**REQUIREMENT:** In your copy, leave out the pictures; write out all the data exactly.

--- START OF DATASET CONTENT ---

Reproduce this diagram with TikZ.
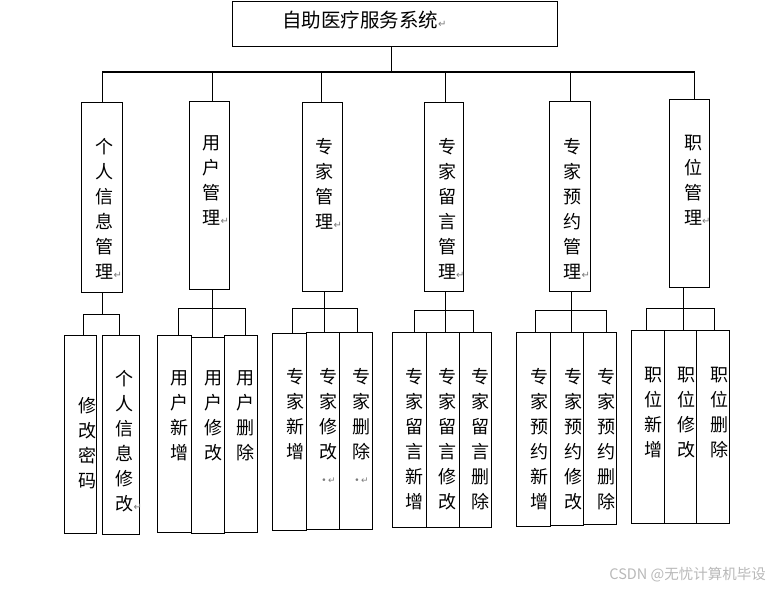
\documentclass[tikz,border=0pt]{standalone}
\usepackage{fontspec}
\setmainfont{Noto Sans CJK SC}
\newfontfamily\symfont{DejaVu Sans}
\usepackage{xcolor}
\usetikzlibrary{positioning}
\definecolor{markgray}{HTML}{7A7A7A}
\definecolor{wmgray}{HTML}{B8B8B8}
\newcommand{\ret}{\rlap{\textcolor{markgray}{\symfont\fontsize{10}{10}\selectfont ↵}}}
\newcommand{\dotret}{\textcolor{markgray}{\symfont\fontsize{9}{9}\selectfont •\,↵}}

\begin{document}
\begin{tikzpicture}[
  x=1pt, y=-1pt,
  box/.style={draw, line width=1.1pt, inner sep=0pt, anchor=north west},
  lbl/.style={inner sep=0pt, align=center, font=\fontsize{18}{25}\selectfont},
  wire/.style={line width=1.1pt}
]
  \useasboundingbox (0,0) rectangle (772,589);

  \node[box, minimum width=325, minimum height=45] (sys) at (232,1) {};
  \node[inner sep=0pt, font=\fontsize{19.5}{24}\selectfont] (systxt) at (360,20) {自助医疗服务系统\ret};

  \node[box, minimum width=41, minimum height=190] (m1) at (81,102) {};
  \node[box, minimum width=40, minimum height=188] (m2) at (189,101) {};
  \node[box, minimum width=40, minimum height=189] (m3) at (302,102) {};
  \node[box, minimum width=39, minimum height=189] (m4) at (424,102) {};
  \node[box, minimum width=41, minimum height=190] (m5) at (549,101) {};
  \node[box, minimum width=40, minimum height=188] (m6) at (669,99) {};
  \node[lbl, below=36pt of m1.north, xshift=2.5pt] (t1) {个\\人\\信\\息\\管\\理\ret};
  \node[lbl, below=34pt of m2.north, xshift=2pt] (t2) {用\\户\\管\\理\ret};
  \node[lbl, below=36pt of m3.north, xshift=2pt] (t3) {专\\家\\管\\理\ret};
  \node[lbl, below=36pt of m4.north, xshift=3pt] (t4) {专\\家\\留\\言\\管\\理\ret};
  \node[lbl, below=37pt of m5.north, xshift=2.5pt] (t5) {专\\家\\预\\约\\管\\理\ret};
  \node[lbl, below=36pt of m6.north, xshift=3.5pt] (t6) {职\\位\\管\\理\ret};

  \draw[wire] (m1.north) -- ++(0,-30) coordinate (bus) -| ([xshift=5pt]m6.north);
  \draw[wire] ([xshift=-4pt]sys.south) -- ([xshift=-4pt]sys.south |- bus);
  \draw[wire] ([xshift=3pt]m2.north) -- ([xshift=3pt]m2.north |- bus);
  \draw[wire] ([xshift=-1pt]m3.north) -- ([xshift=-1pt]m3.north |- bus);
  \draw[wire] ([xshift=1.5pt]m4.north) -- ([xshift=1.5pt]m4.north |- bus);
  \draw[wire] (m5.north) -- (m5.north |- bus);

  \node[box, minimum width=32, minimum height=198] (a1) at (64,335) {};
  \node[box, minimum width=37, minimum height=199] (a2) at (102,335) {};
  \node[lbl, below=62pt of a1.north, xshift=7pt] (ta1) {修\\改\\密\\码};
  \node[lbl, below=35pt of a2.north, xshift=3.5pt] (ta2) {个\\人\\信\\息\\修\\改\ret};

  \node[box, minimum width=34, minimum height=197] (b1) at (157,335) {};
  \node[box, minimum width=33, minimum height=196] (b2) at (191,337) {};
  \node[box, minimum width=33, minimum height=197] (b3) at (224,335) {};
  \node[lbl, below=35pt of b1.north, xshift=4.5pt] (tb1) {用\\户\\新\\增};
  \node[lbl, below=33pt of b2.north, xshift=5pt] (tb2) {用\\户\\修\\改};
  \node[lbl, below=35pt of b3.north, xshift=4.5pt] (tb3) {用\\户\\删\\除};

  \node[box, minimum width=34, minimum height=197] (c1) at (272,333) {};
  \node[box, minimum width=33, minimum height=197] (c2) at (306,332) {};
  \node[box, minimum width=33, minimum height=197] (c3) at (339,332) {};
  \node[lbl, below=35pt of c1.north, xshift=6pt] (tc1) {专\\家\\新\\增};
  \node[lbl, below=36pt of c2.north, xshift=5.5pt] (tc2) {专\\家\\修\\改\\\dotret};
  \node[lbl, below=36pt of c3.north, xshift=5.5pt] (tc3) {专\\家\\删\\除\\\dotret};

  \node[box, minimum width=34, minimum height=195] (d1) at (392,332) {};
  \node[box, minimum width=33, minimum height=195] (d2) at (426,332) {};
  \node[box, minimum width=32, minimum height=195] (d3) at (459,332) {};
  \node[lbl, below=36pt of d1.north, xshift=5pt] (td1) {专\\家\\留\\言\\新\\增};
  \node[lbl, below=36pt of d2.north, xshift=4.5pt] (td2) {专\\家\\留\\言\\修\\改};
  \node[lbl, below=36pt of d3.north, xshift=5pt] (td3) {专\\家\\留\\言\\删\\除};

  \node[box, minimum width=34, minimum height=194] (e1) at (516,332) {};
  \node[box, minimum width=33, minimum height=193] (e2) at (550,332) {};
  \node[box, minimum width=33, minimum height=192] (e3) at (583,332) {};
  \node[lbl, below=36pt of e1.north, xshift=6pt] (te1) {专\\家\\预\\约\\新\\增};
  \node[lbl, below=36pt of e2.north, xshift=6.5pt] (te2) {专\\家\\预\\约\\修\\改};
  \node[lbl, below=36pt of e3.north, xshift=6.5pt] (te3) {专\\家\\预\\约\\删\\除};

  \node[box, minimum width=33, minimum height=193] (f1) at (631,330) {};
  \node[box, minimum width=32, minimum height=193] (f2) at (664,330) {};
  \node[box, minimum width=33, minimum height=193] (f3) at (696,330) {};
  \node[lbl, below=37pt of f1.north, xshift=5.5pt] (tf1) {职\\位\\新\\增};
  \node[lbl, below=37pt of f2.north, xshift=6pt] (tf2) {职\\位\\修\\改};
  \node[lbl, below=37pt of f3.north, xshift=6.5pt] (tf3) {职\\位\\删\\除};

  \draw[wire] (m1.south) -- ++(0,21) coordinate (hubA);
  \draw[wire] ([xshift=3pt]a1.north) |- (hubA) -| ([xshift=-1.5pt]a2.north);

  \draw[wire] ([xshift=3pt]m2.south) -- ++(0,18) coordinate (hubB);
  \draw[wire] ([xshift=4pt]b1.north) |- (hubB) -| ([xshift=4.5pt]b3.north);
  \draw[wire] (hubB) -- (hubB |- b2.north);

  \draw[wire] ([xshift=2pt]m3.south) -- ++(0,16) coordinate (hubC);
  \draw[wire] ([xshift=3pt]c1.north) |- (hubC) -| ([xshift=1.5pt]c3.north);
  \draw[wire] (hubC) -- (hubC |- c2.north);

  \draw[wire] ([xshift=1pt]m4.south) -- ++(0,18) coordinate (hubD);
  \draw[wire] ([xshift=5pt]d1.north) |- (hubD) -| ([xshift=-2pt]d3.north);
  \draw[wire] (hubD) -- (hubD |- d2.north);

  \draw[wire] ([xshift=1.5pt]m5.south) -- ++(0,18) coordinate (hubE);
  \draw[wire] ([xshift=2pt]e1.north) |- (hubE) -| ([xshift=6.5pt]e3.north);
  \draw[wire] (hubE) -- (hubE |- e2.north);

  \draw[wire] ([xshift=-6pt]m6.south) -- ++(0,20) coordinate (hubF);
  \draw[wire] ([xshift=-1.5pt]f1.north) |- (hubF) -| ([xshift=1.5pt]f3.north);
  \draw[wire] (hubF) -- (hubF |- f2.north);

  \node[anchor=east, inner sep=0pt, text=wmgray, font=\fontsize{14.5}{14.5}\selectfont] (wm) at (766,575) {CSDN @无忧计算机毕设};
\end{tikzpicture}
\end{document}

--- END OF DATASET CONTENT ---

**FINISHED ANSWER:**
Reproduce this diagram with TikZ.
\documentclass[tikz,border=0pt]{standalone}
\usepackage{fontspec}
\setmainfont{Noto Sans CJK SC}
\newfontfamily\symfont{DejaVu Sans}
\usepackage{xcolor}
\usetikzlibrary{positioning}
\definecolor{markgray}{HTML}{7A7A7A}
\definecolor{wmgray}{HTML}{B8B8B8}
\newcommand{\ret}{\rlap{\textcolor{markgray}{\symfont\fontsize{10}{10}\selectfont ↵}}}
\newcommand{\dotret}{\textcolor{markgray}{\symfont\fontsize{9}{9}\selectfont •\,↵}}

\begin{document}
\begin{tikzpicture}[
  x=1pt, y=-1pt,
  box/.style={draw, line width=1.1pt, inner sep=0pt, anchor=north west},
  lbl/.style={inner sep=0pt, align=center, font=\fontsize{18}{25}\selectfont},
  wire/.style={line width=1.1pt}
]
  \useasboundingbox (0,0) rectangle (772,589);

  \node[box, minimum width=325, minimum height=45] (sys) at (232,1) {};
  \node[inner sep=0pt, font=\fontsize{19.5}{24}\selectfont] (systxt) at (360,20) {自助医疗服务系统\ret};

  \node[box, minimum width=41, minimum height=190] (m1) at (81,102) {};
  \node[box, minimum width=40, minimum height=188] (m2) at (189,101) {};
  \node[box, minimum width=40, minimum height=189] (m3) at (302,102) {};
  \node[box, minimum width=39, minimum height=189] (m4) at (424,102) {};
  \node[box, minimum width=41, minimum height=190] (m5) at (549,101) {};
  \node[box, minimum width=40, minimum height=188] (m6) at (669,99) {};
  \node[lbl, below=36pt of m1.north, xshift=2.5pt] (t1) {个\\人\\信\\息\\管\\理\ret};
  \node[lbl, below=34pt of m2.north, xshift=2pt] (t2) {用\\户\\管\\理\ret};
  \node[lbl, below=36pt of m3.north, xshift=2pt] (t3) {专\\家\\管\\理\ret};
  \node[lbl, below=36pt of m4.north, xshift=3pt] (t4) {专\\家\\留\\言\\管\\理\ret};
  \node[lbl, below=37pt of m5.north, xshift=2.5pt] (t5) {专\\家\\预\\约\\管\\理\ret};
  \node[lbl, below=36pt of m6.north, xshift=3.5pt] (t6) {职\\位\\管\\理\ret};

  \draw[wire] (m1.north) -- ++(0,-30) coordinate (bus) -| ([xshift=5pt]m6.north);
  \draw[wire] ([xshift=-4pt]sys.south) -- ([xshift=-4pt]sys.south |- bus);
  \draw[wire] ([xshift=3pt]m2.north) -- ([xshift=3pt]m2.north |- bus);
  \draw[wire] ([xshift=-1pt]m3.north) -- ([xshift=-1pt]m3.north |- bus);
  \draw[wire] ([xshift=1.5pt]m4.north) -- ([xshift=1.5pt]m4.north |- bus);
  \draw[wire] (m5.north) -- (m5.north |- bus);

  \node[box, minimum width=32, minimum height=198] (a1) at (64,335) {};
  \node[box, minimum width=37, minimum height=199] (a2) at (102,335) {};
  \node[lbl, below=62pt of a1.north, xshift=7pt] (ta1) {修\\改\\密\\码};
  \node[lbl, below=35pt of a2.north, xshift=3.5pt] (ta2) {个\\人\\信\\息\\修\\改\ret};

  \node[box, minimum width=34, minimum height=197] (b1) at (157,335) {};
  \node[box, minimum width=33, minimum height=196] (b2) at (191,337) {};
  \node[box, minimum width=33, minimum height=197] (b3) at (224,335) {};
  \node[lbl, below=35pt of b1.north, xshift=4.5pt] (tb1) {用\\户\\新\\增};
  \node[lbl, below=33pt of b2.north, xshift=5pt] (tb2) {用\\户\\修\\改};
  \node[lbl, below=35pt of b3.north, xshift=4.5pt] (tb3) {用\\户\\删\\除};

  \node[box, minimum width=34, minimum height=197] (c1) at (272,333) {};
  \node[box, minimum width=33, minimum height=197] (c2) at (306,332) {};
  \node[box, minimum width=33, minimum height=197] (c3) at (339,332) {};
  \node[lbl, below=35pt of c1.north, xshift=6pt] (tc1) {专\\家\\新\\增};
  \node[lbl, below=36pt of c2.north, xshift=5.5pt] (tc2) {专\\家\\修\\改\\\dotret};
  \node[lbl, below=36pt of c3.north, xshift=5.5pt] (tc3) {专\\家\\删\\除\\\dotret};

  \node[box, minimum width=34, minimum height=195] (d1) at (392,332) {};
  \node[box, minimum width=33, minimum height=195] (d2) at (426,332) {};
  \node[box, minimum width=32, minimum height=195] (d3) at (459,332) {};
  \node[lbl, below=36pt of d1.north, xshift=5pt] (td1) {专\\家\\留\\言\\新\\增};
  \node[lbl, below=36pt of d2.north, xshift=4.5pt] (td2) {专\\家\\留\\言\\修\\改};
  \node[lbl, below=36pt of d3.north, xshift=5pt] (td3) {专\\家\\留\\言\\删\\除};

  \node[box, minimum width=34, minimum height=194] (e1) at (516,332) {};
  \node[box, minimum width=33, minimum height=193] (e2) at (550,332) {};
  \node[box, minimum width=33, minimum height=192] (e3) at (583,332) {};
  \node[lbl, below=36pt of e1.north, xshift=6pt] (te1) {专\\家\\预\\约\\新\\增};
  \node[lbl, below=36pt of e2.north, xshift=6.5pt] (te2) {专\\家\\预\\约\\修\\改};
  \node[lbl, below=36pt of e3.north, xshift=6.5pt] (te3) {专\\家\\预\\约\\删\\除};

  \node[box, minimum width=33, minimum height=193] (f1) at (631,330) {};
  \node[box, minimum width=32, minimum height=193] (f2) at (664,330) {};
  \node[box, minimum width=33, minimum height=193] (f3) at (696,330) {};
  \node[lbl, below=37pt of f1.north, xshift=5.5pt] (tf1) {职\\位\\新\\增};
  \node[lbl, below=37pt of f2.north, xshift=6pt] (tf2) {职\\位\\修\\改};
  \node[lbl, below=37pt of f3.north, xshift=6.5pt] (tf3) {职\\位\\删\\除};

  \draw[wire] (m1.south) -- ++(0,21) coordinate (hubA);
  \draw[wire] ([xshift=3pt]a1.north) |- (hubA) -| ([xshift=-1.5pt]a2.north);

  \draw[wire] ([xshift=3pt]m2.south) -- ++(0,18) coordinate (hubB);
  \draw[wire] ([xshift=4pt]b1.north) |- (hubB) -| ([xshift=4.5pt]b3.north);
  \draw[wire] (hubB) -- (hubB |- b2.north);

  \draw[wire] ([xshift=2pt]m3.south) -- ++(0,16) coordinate (hubC);
  \draw[wire] ([xshift=3pt]c1.north) |- (hubC) -| ([xshift=1.5pt]c3.north);
  \draw[wire] (hubC) -- (hubC |- c2.north);

  \draw[wire] ([xshift=1pt]m4.south) -- ++(0,18) coordinate (hubD);
  \draw[wire] ([xshift=5pt]d1.north) |- (hubD) -| ([xshift=-2pt]d3.north);
  \draw[wire] (hubD) -- (hubD |- d2.north);

  \draw[wire] ([xshift=1.5pt]m5.south) -- ++(0,18) coordinate (hubE);
  \draw[wire] ([xshift=2pt]e1.north) |- (hubE) -| ([xshift=6.5pt]e3.north);
  \draw[wire] (hubE) -- (hubE |- e2.north);

  \draw[wire] ([xshift=-6pt]m6.south) -- ++(0,20) coordinate (hubF);
  \draw[wire] ([xshift=-1.5pt]f1.north) |- (hubF) -| ([xshift=1.5pt]f3.north);
  \draw[wire] (hubF) -- (hubF |- f2.north);

  \node[anchor=east, inner sep=0pt, text=wmgray, font=\fontsize{14.5}{14.5}\selectfont] (wm) at (766,575) {CSDN @无忧计算机毕设};
\end{tikzpicture}
\end{document}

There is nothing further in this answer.